╔══

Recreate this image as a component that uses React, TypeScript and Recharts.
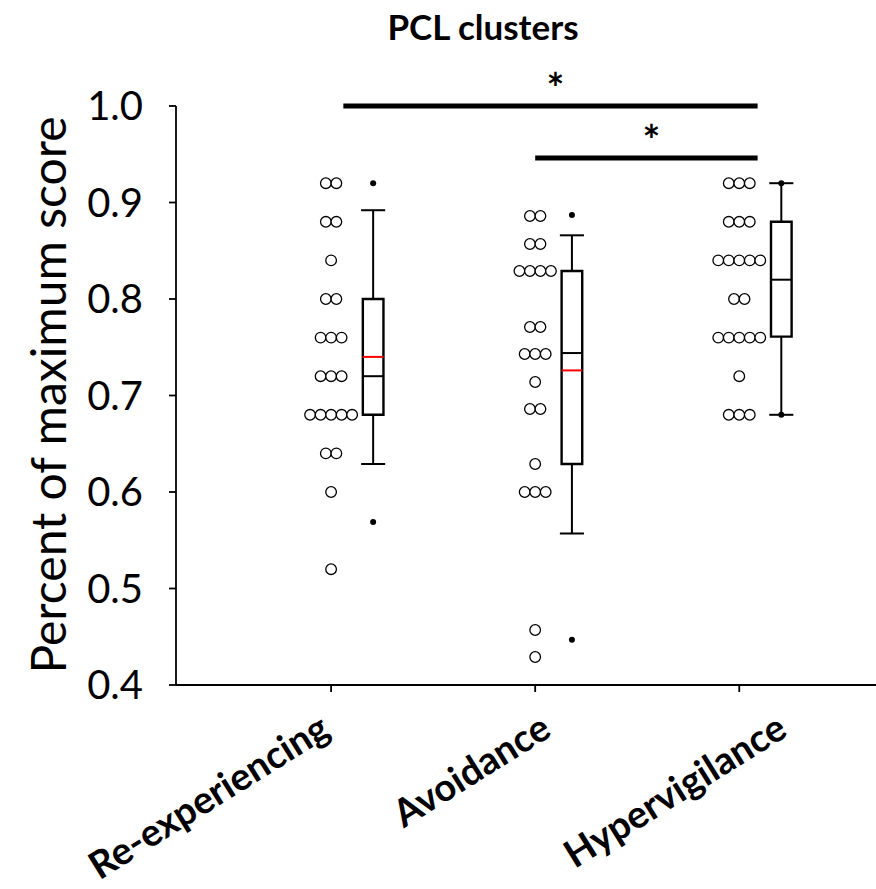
import React from "react";
import {
  ComposedChart,
  Scatter,
  XAxis,
  YAxis,
  ReferenceArea,
  ReferenceLine,
} from "recharts";

const FONT = "Lato, 'Open Sans', sans-serif";

const categories = ["Re-experiencing", "Avoidance", "Hypervigilance"];
const categoryPos = [1, 2, 3];
const yTicks = [0.4, 0.5, 0.6, 0.7, 0.8, 0.9, 1.0];

// individual subject scores (fraction of max)
const reExperiencing = [
  0.92, 0.92, 0.88, 0.88, 0.84, 0.8, 0.8, 0.76, 0.76, 0.76, 0.72, 0.72, 0.72,
  0.68, 0.68, 0.68, 0.68, 0.68, 0.64, 0.64, 0.6, 0.52,
];
const avoidance = [
  0.886, 0.886, 0.857, 0.857, 0.829, 0.829, 0.829, 0.829, 0.771, 0.771, 0.743,
  0.743, 0.743, 0.714, 0.686, 0.686, 0.629, 0.6, 0.6, 0.6, 0.457, 0.429,
];
const hypervigilance = [
  0.92, 0.92, 0.92, 0.88, 0.88, 0.88, 0.84, 0.84, 0.84, 0.84, 0.84, 0.8, 0.8,
  0.76, 0.76, 0.76, 0.76, 0.76, 0.72, 0.68, 0.68, 0.68,
];

// box plot summaries
const whiskerLow = [0.629, 0.557, 0.68];
const q1 = [0.68, 0.629, 0.761];
const median = [0.72, 0.744, 0.82];
const q3 = [0.8, 0.829, 0.88];
const whiskerHigh = [0.892, 0.866, 0.92];
const means: (number | null)[] = [0.74, 0.726, null];
const outliers = [
  [0.92, 0.569],
  [0.887, 0.447],
  [0.92, 0.68],
];

// significance brackets
const sigFrom = [1.06, 2.0];
const sigTo = [3.09, 3.09];
const sigLevel = [1.0, 0.946];

// layout
const DOT_STEP = 0.0515;
const BOX_SHIFT = [0.206, 0.18, 0.206];
const BOX_HALF = 0.0505;
const CAP_HALF = 0.059;
const LABEL_NUDGE = [1, 18, 50];

function buildDots(values: number[], pos: number) {
  const counts = new Map<number, number>();
  values.forEach((v) => counts.set(v, (counts.get(v) || 0) + 1));
  const seen = new Map<number, number>();
  return values.map((v) => {
    const n = counts.get(v) || 1;
    const k = seen.get(v) || 0;
    seen.set(v, k + 1);
    return { x: pos + (k - (n - 1) / 2) * DOT_STEP, y: v };
  });
}

const dots = [
  ...buildDots(reExperiencing, categoryPos[0]),
  ...buildDots(avoidance, categoryPos[1]),
  ...buildDots(hypervigilance, categoryPos[2]),
];

const outlierDots = outliers.flatMap((list, i) =>
  list.map((v) => ({ x: categoryPos[i] + BOX_SHIFT[i], y: v }))
);

const OpenCircle = (props: any) => (
  <circle cx={props.cx} cy={props.cy} r={5.3} fill="#fff" stroke="#000" strokeWidth={1.3} />
);
const SmallDot = (props: any) => <circle cx={props.cx} cy={props.cy} r={3} fill="#000" />;

function CategoryTick(props: any) {
  const { x, y, payload } = props;
  const i = categoryPos.indexOf(payload.value);
  if (i < 0) return null;
  const ax = x + LABEL_NUDGE[i];
  const ay = y + 41;
  return (
    <text
      x={ax}
      y={ay}
      textAnchor="end"
      transform={`rotate(-32 ${ax} ${ay})`}
      fontFamily={FONT}
      fontWeight={700}
      fontSize={38}
      fill="#000"
    >
      {categories[i]}
    </text>
  );
}

const StarLabel = (props: any) => {
  const { viewBox } = props;
  return (
    <text
      x={viewBox.x + viewBox.width / 2 + 5}
      y={viewBox.y - 2}
      textAnchor="middle"
      fontFamily={FONT}
      fontWeight={700}
      fontSize={42}
      fill="#000"
    >
      *
    </text>
  );
};

export default function App() {
  return (
    <div style={{ position: "absolute", left: 0, top: 0, width: 876, height: 889, background: "#fff" }}>
      <ComposedChart
        width={876}
        height={889}
        margin={{ top: 106, right: 0, bottom: 4, left: 0 }}
      >
        <XAxis
          type="number"
          dataKey="x"
          domain={[0.24, 3.67]}
          ticks={categoryPos}
          tickSize={7}
          height={200}
          axisLine={{ stroke: "#000", strokeWidth: 1.8 }}
          tickLine={{ stroke: "#000", strokeWidth: 1.8 }}
          tick={<CategoryTick />}
          interval={0}
          allowDataOverflow
        />
        <YAxis
          type="number"
          dataKey="y"
          domain={[0.4, 1.0]}
          ticks={yTicks}
          width={176}
          tickSize={7}
          tickMargin={26}
          tickFormatter={(v: number) => v.toFixed(1)}
          axisLine={{ stroke: "#000", strokeWidth: 1.8 }}
          tickLine={{ stroke: "#000", strokeWidth: 1.8 }}
          tick={{ fill: "#000", fontSize: 40, fontFamily: FONT }}
          allowDataOverflow
        />

        {categoryPos.map((p, i) => {
          const bx = p + BOX_SHIFT[i];
          return (
            <React.Fragment key={categories[i]}>
              <ReferenceLine
                segment={[{ x: bx, y: q3[i] }, { x: bx, y: whiskerHigh[i] }]}
                stroke="#000"
                strokeWidth={2}
              />
              <ReferenceLine
                segment={[{ x: bx, y: whiskerLow[i] }, { x: bx, y: q1[i] }]}
                stroke="#000"
                strokeWidth={2}
              />
              <ReferenceLine
                segment={[{ x: bx - CAP_HALF, y: whiskerHigh[i] }, { x: bx + CAP_HALF, y: whiskerHigh[i] }]}
                stroke="#000"
                strokeWidth={2}
              />
              <ReferenceLine
                segment={[{ x: bx - CAP_HALF, y: whiskerLow[i] }, { x: bx + CAP_HALF, y: whiskerLow[i] }]}
                stroke="#000"
                strokeWidth={2}
              />
              <ReferenceArea
                x1={bx - BOX_HALF}
                x2={bx + BOX_HALF}
                y1={q1[i]}
                y2={q3[i]}
                fill="#fff"
                fillOpacity={1}
                stroke="#000"
                strokeWidth={2.4}
              />
              <ReferenceLine
                segment={[{ x: bx - BOX_HALF, y: median[i] }, { x: bx + BOX_HALF, y: median[i] }]}
                stroke="#000"
                strokeWidth={2}
              />
              {means[i] != null && (
                <ReferenceLine
                  segment={[{ x: bx - BOX_HALF, y: means[i] as number }, { x: bx + BOX_HALF, y: means[i] as number }]}
                  stroke="#ff0000"
                  strokeWidth={2}
                />
              )}
            </React.Fragment>
          );
        })}

        {sigFrom.map((f, i) => (
          <ReferenceLine
            key={`sig-${i}`}
            segment={[{ x: f, y: sigLevel[i] }, { x: sigTo[i], y: sigLevel[i] }]}
            stroke="#000"
            strokeWidth={5}
            ifOverflow="visible"
            label={<StarLabel />}
          />
        ))}

        <Scatter data={dots} dataKey="y" shape={<OpenCircle />} isAnimationActive={false} />
        <Scatter data={outlierDots} dataKey="y" shape={<SmallDot />} isAnimationActive={false} />
      </ComposedChart>

      <svg
        width={876}
        height={889}
        style={{ position: "absolute", left: 0, top: 0, pointerEvents: "none" }}
      >
        <text x={483} y={40} textAnchor="middle" fontFamily={FONT} fontWeight={700} fontSize={35} fill="#000">
          PCL clusters
        </text>
        <text
          x={47}
          y={395}
          transform="rotate(-90 47 395)"
          textAnchor="middle"
          dominantBaseline="central"
          fontFamily={FONT}
          fontSize={48}
          fill="#000"
        >
          Percent of maximum score
        </text>
      </svg>
    </div>
  );
}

╚══

= Task goal =
Set the pictures aside and transcribe the data above exactly.

= Solution =
Recreate this image as a component that uses React, TypeScript and Recharts.
import React from "react";
import {
  ComposedChart,
  Scatter,
  XAxis,
  YAxis,
  ReferenceArea,
  ReferenceLine,
} from "recharts";

const FONT = "Lato, 'Open Sans', sans-serif";

const categories = ["Re-experiencing", "Avoidance", "Hypervigilance"];
const categoryPos = [1, 2, 3];
const yTicks = [0.4, 0.5, 0.6, 0.7, 0.8, 0.9, 1.0];

// individual subject scores (fraction of max)
const reExperiencing = [
  0.92, 0.92, 0.88, 0.88, 0.84, 0.8, 0.8, 0.76, 0.76, 0.76, 0.72, 0.72, 0.72,
  0.68, 0.68, 0.68, 0.68, 0.68, 0.64, 0.64, 0.6, 0.52,
];
const avoidance = [
  0.886, 0.886, 0.857, 0.857, 0.829, 0.829, 0.829, 0.829, 0.771, 0.771, 0.743,
  0.743, 0.743, 0.714, 0.686, 0.686, 0.629, 0.6, 0.6, 0.6, 0.457, 0.429,
];
const hypervigilance = [
  0.92, 0.92, 0.92, 0.88, 0.88, 0.88, 0.84, 0.84, 0.84, 0.84, 0.84, 0.8, 0.8,
  0.76, 0.76, 0.76, 0.76, 0.76, 0.72, 0.68, 0.68, 0.68,
];

// box plot summaries
const whiskerLow = [0.629, 0.557, 0.68];
const q1 = [0.68, 0.629, 0.761];
const median = [0.72, 0.744, 0.82];
const q3 = [0.8, 0.829, 0.88];
const whiskerHigh = [0.892, 0.866, 0.92];
const means: (number | null)[] = [0.74, 0.726, null];
const outliers = [
  [0.92, 0.569],
  [0.887, 0.447],
  [0.92, 0.68],
];

// significance brackets
const sigFrom = [1.06, 2.0];
const sigTo = [3.09, 3.09];
const sigLevel = [1.0, 0.946];

// layout
const DOT_STEP = 0.0515;
const BOX_SHIFT = [0.206, 0.18, 0.206];
const BOX_HALF = 0.0505;
const CAP_HALF = 0.059;
const LABEL_NUDGE = [1, 18, 50];

function buildDots(values: number[], pos: number) {
  const counts = new Map<number, number>();
  values.forEach((v) => counts.set(v, (counts.get(v) || 0) + 1));
  const seen = new Map<number, number>();
  return values.map((v) => {
    const n = counts.get(v) || 1;
    const k = seen.get(v) || 0;
    seen.set(v, k + 1);
    return { x: pos + (k - (n - 1) / 2) * DOT_STEP, y: v };
  });
}

const dots = [
  ...buildDots(reExperiencing, categoryPos[0]),
  ...buildDots(avoidance, categoryPos[1]),
  ...buildDots(hypervigilance, categoryPos[2]),
];

const outlierDots = outliers.flatMap((list, i) =>
  list.map((v) => ({ x: categoryPos[i] + BOX_SHIFT[i], y: v }))
);

const OpenCircle = (props: any) => (
  <circle cx={props.cx} cy={props.cy} r={5.3} fill="#fff" stroke="#000" strokeWidth={1.3} />
);
const SmallDot = (props: any) => <circle cx={props.cx} cy={props.cy} r={3} fill="#000" />;

function CategoryTick(props: any) {
  const { x, y, payload } = props;
  const i = categoryPos.indexOf(payload.value);
  if (i < 0) return null;
  const ax = x + LABEL_NUDGE[i];
  const ay = y + 41;
  return (
    <text
      x={ax}
      y={ay}
      textAnchor="end"
      transform={`rotate(-32 ${ax} ${ay})`}
      fontFamily={FONT}
      fontWeight={700}
      fontSize={38}
      fill="#000"
    >
      {categories[i]}
    </text>
  );
}

const StarLabel = (props: any) => {
  const { viewBox } = props;
  return (
    <text
      x={viewBox.x + viewBox.width / 2 + 5}
      y={viewBox.y - 2}
      textAnchor="middle"
      fontFamily={FONT}
      fontWeight={700}
      fontSize={42}
      fill="#000"
    >
      *
    </text>
  );
};

export default function App() {
  return (
    <div style={{ position: "absolute", left: 0, top: 0, width: 876, height: 889, background: "#fff" }}>
      <ComposedChart
        width={876}
        height={889}
        margin={{ top: 106, right: 0, bottom: 4, left: 0 }}
      >
        <XAxis
          type="number"
          dataKey="x"
          domain={[0.24, 3.67]}
          ticks={categoryPos}
          tickSize={7}
          height={200}
          axisLine={{ stroke: "#000", strokeWidth: 1.8 }}
          tickLine={{ stroke: "#000", strokeWidth: 1.8 }}
          tick={<CategoryTick />}
          interval={0}
          allowDataOverflow
        />
        <YAxis
          type="number"
          dataKey="y"
          domain={[0.4, 1.0]}
          ticks={yTicks}
          width={176}
          tickSize={7}
          tickMargin={26}
          tickFormatter={(v: number) => v.toFixed(1)}
          axisLine={{ stroke: "#000", strokeWidth: 1.8 }}
          tickLine={{ stroke: "#000", strokeWidth: 1.8 }}
          tick={{ fill: "#000", fontSize: 40, fontFamily: FONT }}
          allowDataOverflow
        />

        {categoryPos.map((p, i) => {
          const bx = p + BOX_SHIFT[i];
          return (
            <React.Fragment key={categories[i]}>
              <ReferenceLine
                segment={[{ x: bx, y: q3[i] }, { x: bx, y: whiskerHigh[i] }]}
                stroke="#000"
                strokeWidth={2}
              />
              <ReferenceLine
                segment={[{ x: bx, y: whiskerLow[i] }, { x: bx, y: q1[i] }]}
                stroke="#000"
                strokeWidth={2}
              />
              <ReferenceLine
                segment={[{ x: bx - CAP_HALF, y: whiskerHigh[i] }, { x: bx + CAP_HALF, y: whiskerHigh[i] }]}
                stroke="#000"
                strokeWidth={2}
              />
              <ReferenceLine
                segment={[{ x: bx - CAP_HALF, y: whiskerLow[i] }, { x: bx + CAP_HALF, y: whiskerLow[i] }]}
                stroke="#000"
                strokeWidth={2}
              />
              <ReferenceArea
                x1={bx - BOX_HALF}
                x2={bx + BOX_HALF}
                y1={q1[i]}
                y2={q3[i]}
                fill="#fff"
                fillOpacity={1}
                stroke="#000"
                strokeWidth={2.4}
              />
              <ReferenceLine
                segment={[{ x: bx - BOX_HALF, y: median[i] }, { x: bx + BOX_HALF, y: median[i] }]}
                stroke="#000"
                strokeWidth={2}
              />
              {means[i] != null && (
                <ReferenceLine
                  segment={[{ x: bx - BOX_HALF, y: means[i] as number }, { x: bx + BOX_HALF, y: means[i] as number }]}
                  stroke="#ff0000"
                  strokeWidth={2}
                />
              )}
            </React.Fragment>
          );
        })}

        {sigFrom.map((f, i) => (
          <ReferenceLine
            key={`sig-${i}`}
            segment={[{ x: f, y: sigLevel[i] }, { x: sigTo[i], y: sigLevel[i] }]}
            stroke="#000"
            strokeWidth={5}
            ifOverflow="visible"
            label={<StarLabel />}
          />
        ))}

        <Scatter data={dots} dataKey="y" shape={<OpenCircle />} isAnimationActive={false} />
        <Scatter data={outlierDots} dataKey="y" shape={<SmallDot />} isAnimationActive={false} />
      </ComposedChart>

      <svg
        width={876}
        height={889}
        style={{ position: "absolute", left: 0, top: 0, pointerEvents: "none" }}
      >
        <text x={483} y={40} textAnchor="middle" fontFamily={FONT} fontWeight={700} fontSize={35} fill="#000">
          PCL clusters
        </text>
        <text
          x={47}
          y={395}
          transform="rotate(-90 47 395)"
          textAnchor="middle"
          dominantBaseline="central"
          fontFamily={FONT}
          fontSize={48}
          fill="#000"
        >
          Percent of maximum score
        </text>
      </svg>
    </div>
  );
}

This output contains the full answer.